In many the vast steppes of Mongolia, some things have remained unchanged for centuries. But some things have changed, and big time: according to a new report, almost 3 out of 4 Mongolian nomads are now using solar power.
Even if your lifestyle is pretty much Medieval, you can still benefit from advanced technology – that’s the reasoning behind a new government initiative that encourages nomads to use solar power. Mongolia is a geographically large but sparsely populated country. Covering over 600,000 square miles, it only has a population of 3 million people. About 1.2 million of Mongolia’s citizens live in the urban capital of Ulaanbaatar, while the remaining population is widely dispersed throughout the country with a large number residing in rural areas. In total, about a quarter of the population consists of nomadic herders.
The per capita income in Mongolia at the start of the millennium was about US$470 per year, with income amongst herders even lower. Sure, it has somewhat grown by now, but it is still extremely low, so the government was faced with a challenging situation: how do you provide access to electricity in to low-income herders that move from one place to the other? This nomadic lifestyle is a legacy of thousands of years of culture, and won’t change in the near future. The Renewable Energy and Rural Electricity Access Project (REAP) helped the Government of Mongolia (GoM) successfully complete its ambitious program.
In 2000, the Government of Mongolia (GOM) began the National 100,000 Solar Ger Electrification Program, an ambitious initiative to improve the lives of about half a million herders by providing modern electricity services. The program provided photovoltaic solar home systems (SHS) that were portable in design making the systems adaptable to the nomadic lifestyle of herders and complementing their traditional way of life. I have to say, if you would have asked me a few years ago, I wouldn’t have believed in this project, but it worked, and it worked big time.
Portable (also eco-friendly) energy is a game changer for these community, for 3 reasons: refrigeration, mobile phones and radio/TV. Communication is extremely difficult when you are trying to talk to someone two valleys across, and that’s where mobile phones come in. Also, children are often sent to a far away or boarding school, and this allows parents to keep in touch. Refrigeration is useful for obvious reasons, and radio or TV is especially useful for short term weather prediction, and also provides a way for people to entertain themselves.

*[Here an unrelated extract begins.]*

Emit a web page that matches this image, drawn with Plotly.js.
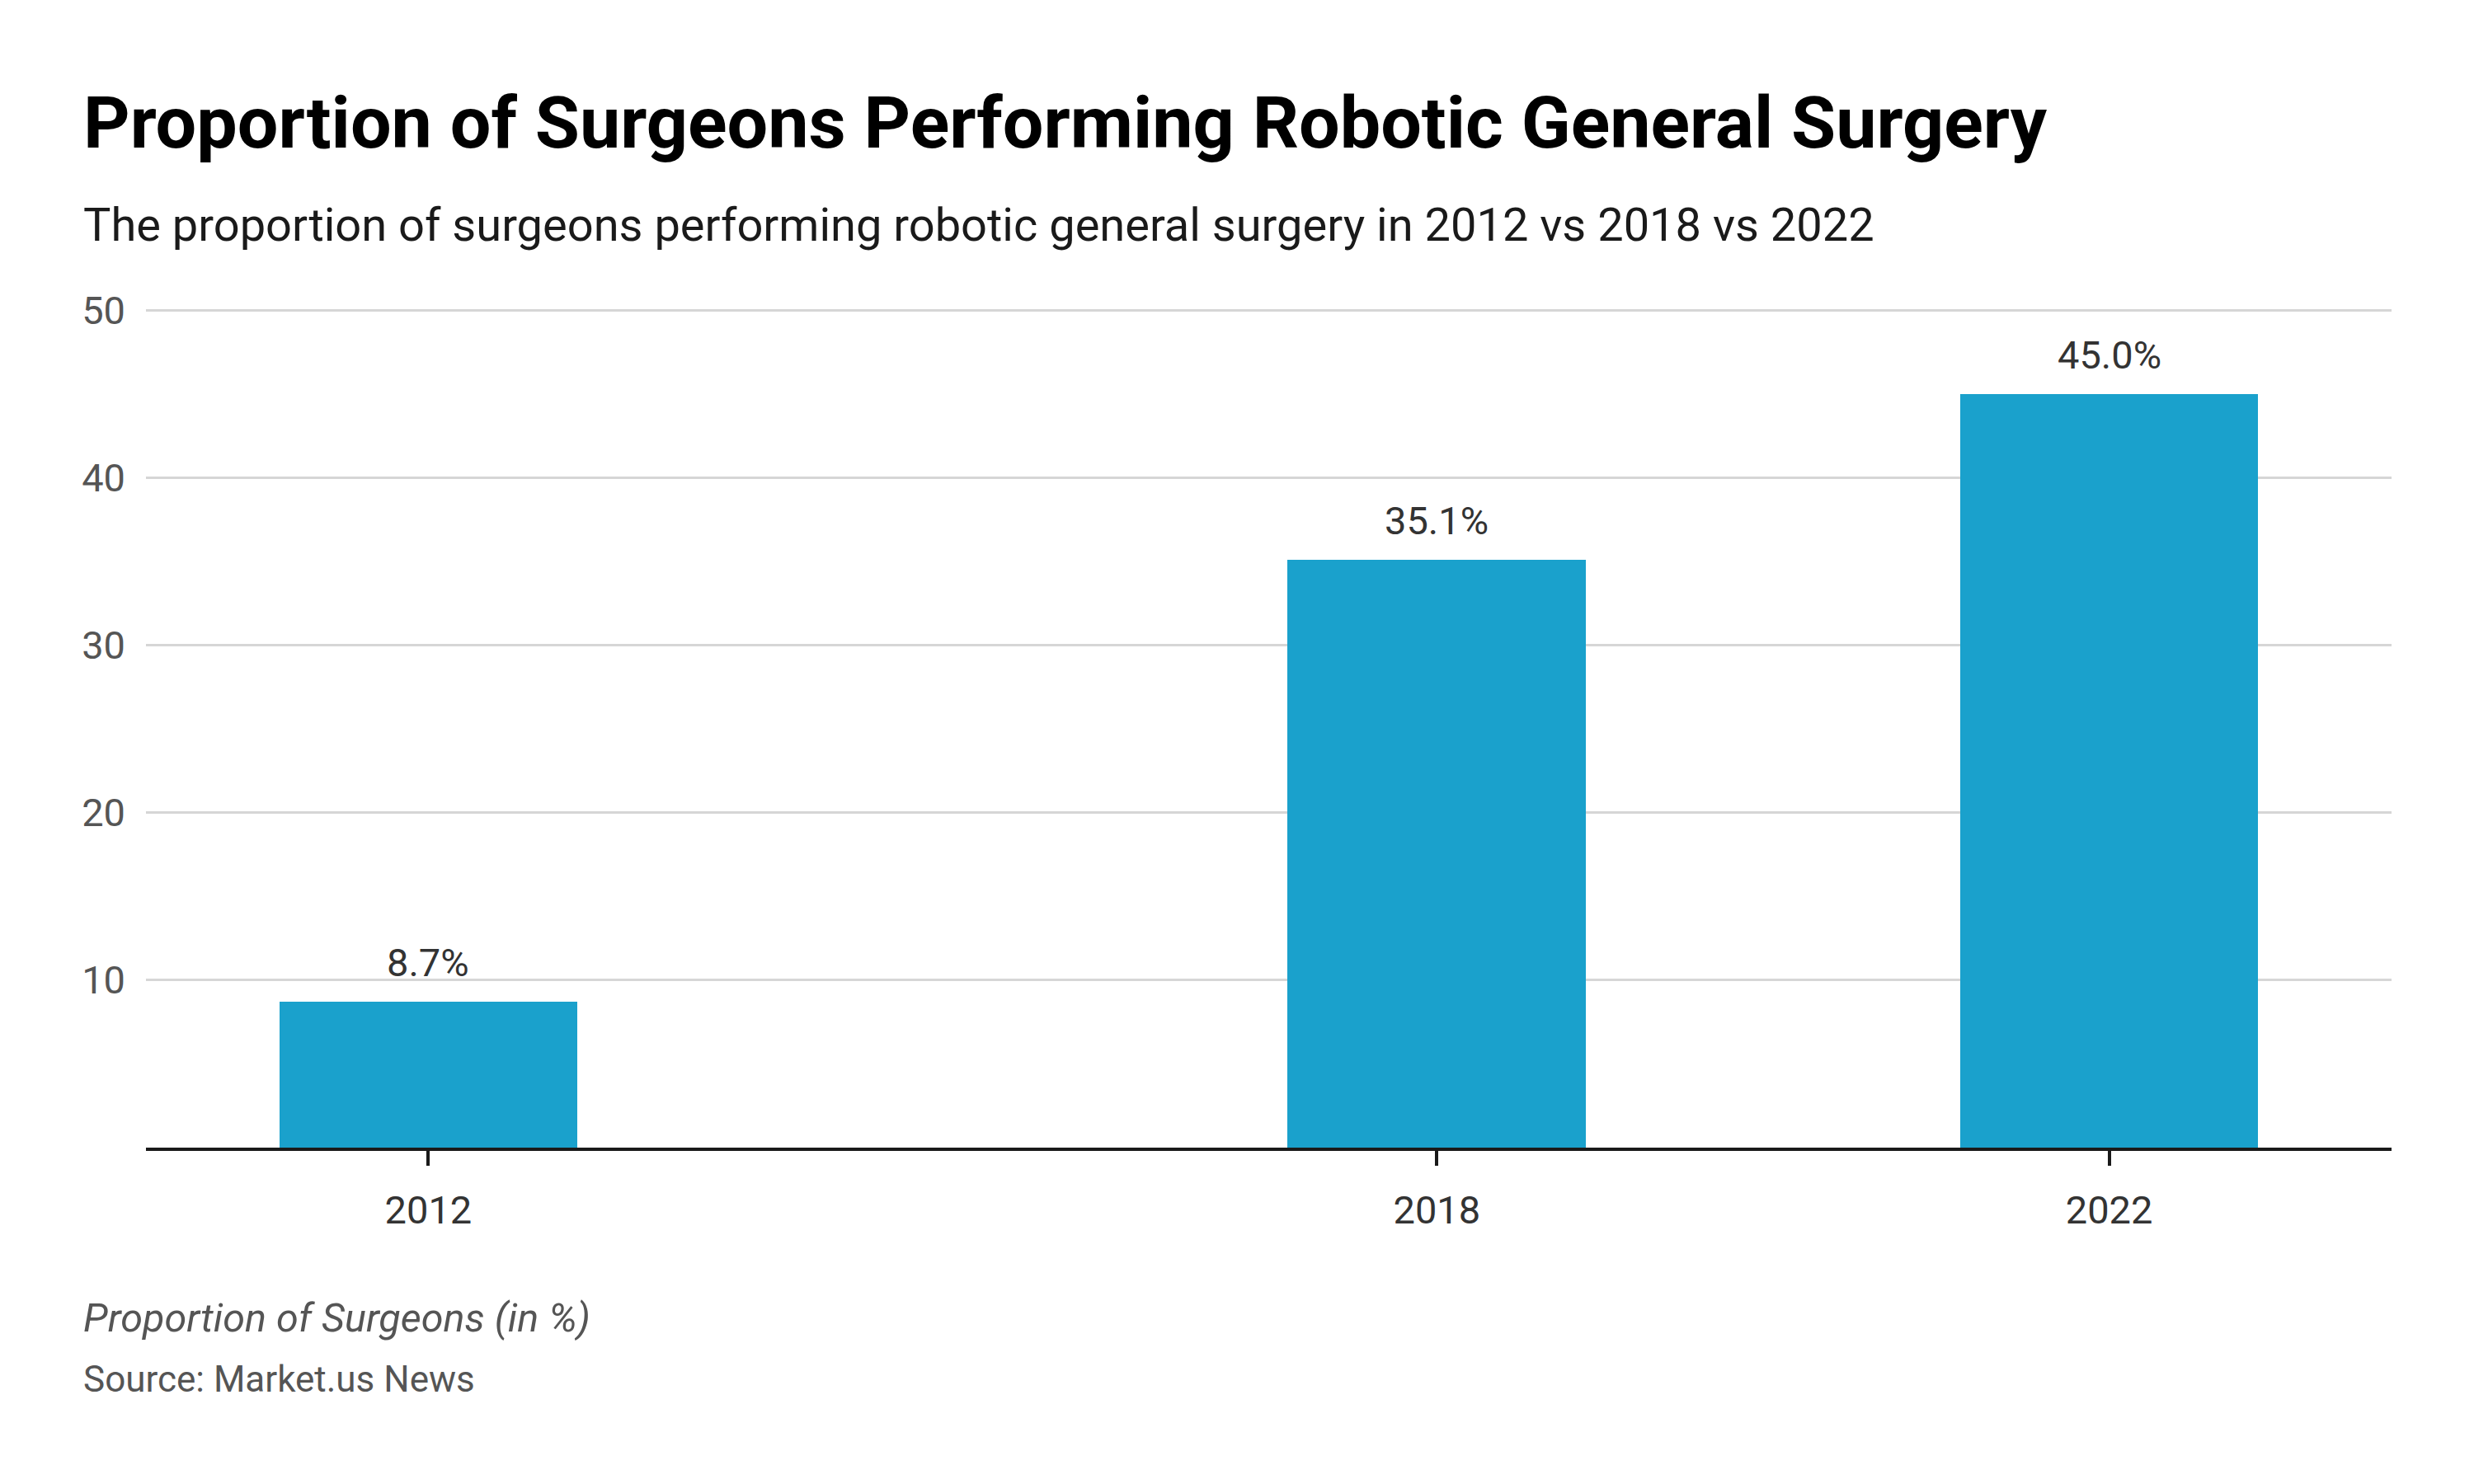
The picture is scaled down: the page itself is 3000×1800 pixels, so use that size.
<!DOCTYPE html>
<html>
<head>
<meta charset="utf-8">
<script src="https://cdn.plot.ly/plotly-3.0.1.min.js"></script>
<style>
  html, body { margin: 0; padding: 0; background: #ffffff; }
  #chart { width: 3000px; height: 1800px; }
</style>
</head>
<body>
<div id="chart"></div>
<script>
const years = [2012, 2018, 2022];
const proportions = [8.7, 35.1, 45.0];
const valueLabels = ["8.7%", "35.1%", "45.0%"];
const yTickValues = [10, 20, 30, 40, 50];
const xTickValues = [2012, 2018, 2022];
const xTickLabels = ["2012", "2018", "2022"];

const titleText = "Proportion of Surgeons Performing Robotic General Surgery";
const subtitleText = "The proportion of surgeons performing robotic general surgery in 2012 vs 2018 vs 2022";
const unitText = "Proportion of Surgeons (in %)";
const sourceText = "Source: Market.us News";

const FONT = "Roboto, 'Noto Sans', sans-serif";

const trace = {
  type: "bar",
  x: years,
  y: proportions,
  width: 1.775,
  marker: { color: "#1aa1cc", line: { width: 0 } },
  hoverinfo: "none",
  showlegend: false
};

const labelAnnotations = years.map((yr, i) => ({
  x: yr, y: proportions[i], xref: "x", yref: "y",
  text: valueLabels[i], showarrow: false,
  xanchor: "center", yanchor: "bottom", yshift: 18,
  font: { family: FONT, size: 47, color: "#333333" }
}));

const layout = {
  width: 3000, height: 1800,
  paper_bgcolor: "#ffffff", plot_bgcolor: "#ffffff",
  margin: { l: 177, r: 100, t: 372, b: 408, pad: 0 },
  font: { family: FONT },
  bargap: 0,
  xaxis: {
    type: "linear",
    range: [2010.32, 2023.68],
    tickvals: xTickValues,
    ticktext: xTickLabels,
    ticks: "outside", ticklen: 18, tickwidth: 4, tickcolor: "#1a1a1a",
    showline: true, linecolor: "#1a1a1a", linewidth: 4,
    showgrid: false, zeroline: false,
    tickfont: { family: FONT, size: 47, color: "#333333" },
    ticklabelstandoff: 14,
    fixedrange: true
  },
  yaxis: {
    range: [0, 50.2],
    tickvals: yTickValues,
    ticks: "",
    showline: false, zeroline: false,
    showgrid: true, gridcolor: "#d6d6d6", gridwidth: 3,
    tickfont: { family: FONT, size: 47, color: "#555555" },
    ticklabelstandoff: 24,
    fixedrange: true
  },
  annotations: [
    { xref: "paper", yref: "paper", x: -0.0285, y: 1.2189, xanchor: "left", yanchor: "middle",
      text: "<b>" + titleText + "</b>", showarrow: false,
      font: { family: FONT, size: 88, color: "#000000" } },
    { xref: "paper", yref: "paper", x: -0.0285, y: 1.0975, xanchor: "left", yanchor: "middle",
      text: subtitleText, showarrow: false,
      font: { family: FONT, size: 56, color: "#1a1a1a" } },
    { xref: "paper", yref: "paper", x: -0.0285, y: -0.2029, xanchor: "left", yanchor: "middle",
      text: "<i>" + unitText + "</i>", showarrow: false,
      font: { family: FONT, size: 48.5, color: "#555555" } },
    { xref: "paper", yref: "paper", x: -0.0285, y: -0.2755, xanchor: "left", yanchor: "middle",
      text: sourceText, showarrow: false,
      font: { family: FONT, size: 44, color: "#555555" } }
  ].concat(labelAnnotations)
};

Plotly.newPlot("chart", [trace], layout, { staticPlot: true, displayModeBar: false });
</script>
</body>
</html>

According to Bor, a herder in the Arkhangai province interviewed by Al Jazeera “most countryside children stay in dorms, because their parents are nomads and it is the only way they can get an education. We can call our children who are in the dorms and speak to them. I also have children working in Ulaanbaatar [Mongolia’s capital] and I can speak to them as well. The solar panels are a very useful thing in our lives.”